GoogleCloudPlatform / cloud-sql-proxy

A utility for connecting securely to your Cloud SQL instances
Apache License 2.0
1.28k stars 349 forks source link

Readiness check supports configuring minimum number of ready instances #1375

Closed rugamaga closed 2 years ago

rugamaga commented 2 years ago
## Feature Description - Allow specify a number of least necessary connected cloud-sql replica for unhealthy condition. ## Alternatives Considered - Create new cloud-sql-proxy for each cloud-sql (read) replica and make special script for checking ready cloud-sql-proxies. - it need to up a lot of other cloud-sql-proxy instances. - it mess up readiness probe definitions. ## Additional Context - If you are using multiple cloud-sql replicas, you can use `query retry` strategies in your application code. - 1. try to query for 1st instance in the (randomized) list. - 2. if it doesn't work, retry the query in 2nd instance in the list. (continue to last of the list) - 3. when correct response has come, you can use the values. - Such query strategy is making our application robust for downing some replicas. (it will avoid a read replica will be a single point of failure) - But, current cloud-sql-proxy's readiness check will be unhealthy if single node was down. - In Kubernetes, this behavior results the Pod's down if single cloud-sql replica has down the pod cannot handle all requests regardless our application can response it (by using another replica.) - This means, the retry strategy is not working with cloud-sql-proxy and a single read replica will be a single point of failure. - If there is this feature, we can use this for avoiding such system down.
enocom commented 2 years ago

Thanks for the feature request, @rugamaga. This is something we considered when writing the initial readiness check. So to briefly summarize, are you suggesting the Cloud SQL Proxy support a configurable readiness check? In other words, maybe we allow callers to specify how many instances can fail before the readiness check fails?

rugamaga commented 2 years ago

@enocom Yes. If you can specify how many instances can fail before the readiness check fails, it would be useful for making it robust.

enocom commented 2 years ago

How about something like:

—readiness-check-threshold=n

where n is the number of instances which can fail before the check fails?

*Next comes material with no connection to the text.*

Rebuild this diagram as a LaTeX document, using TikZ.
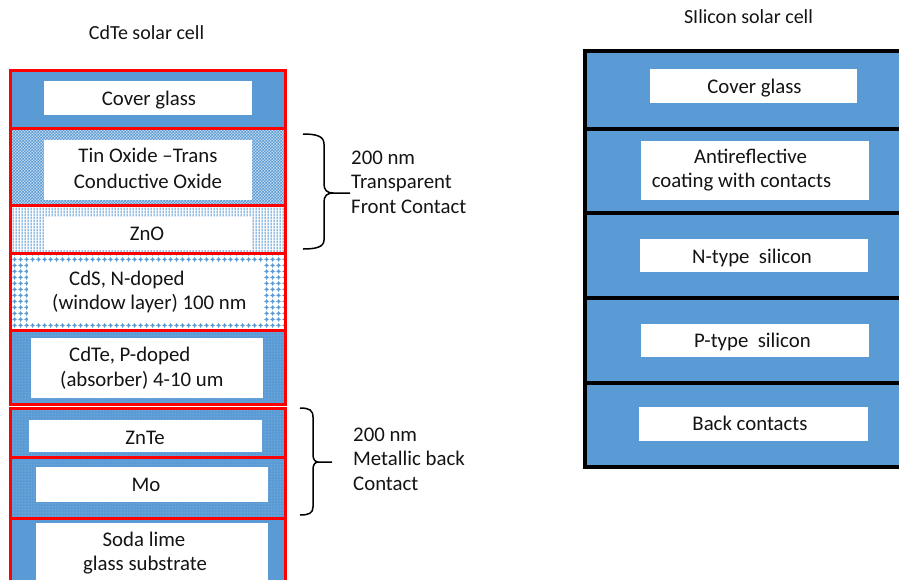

rugamaga commented 2 years ago

That's nice. but in this context, I think we want to check minimum alived instances. so better option is --min-ready-instances=n where n is ready instances. for example, when n = 2, cloud-sql-proxy will respond ready if over than two instances are alived.

enocom commented 2 years ago

OK, got it. I think that's a pretty simple fix. I'll pull this into my queue.

enocom commented 2 years ago

I decided to add support for a min-ready query param instead of adding another CLI flag. See #1496 for details.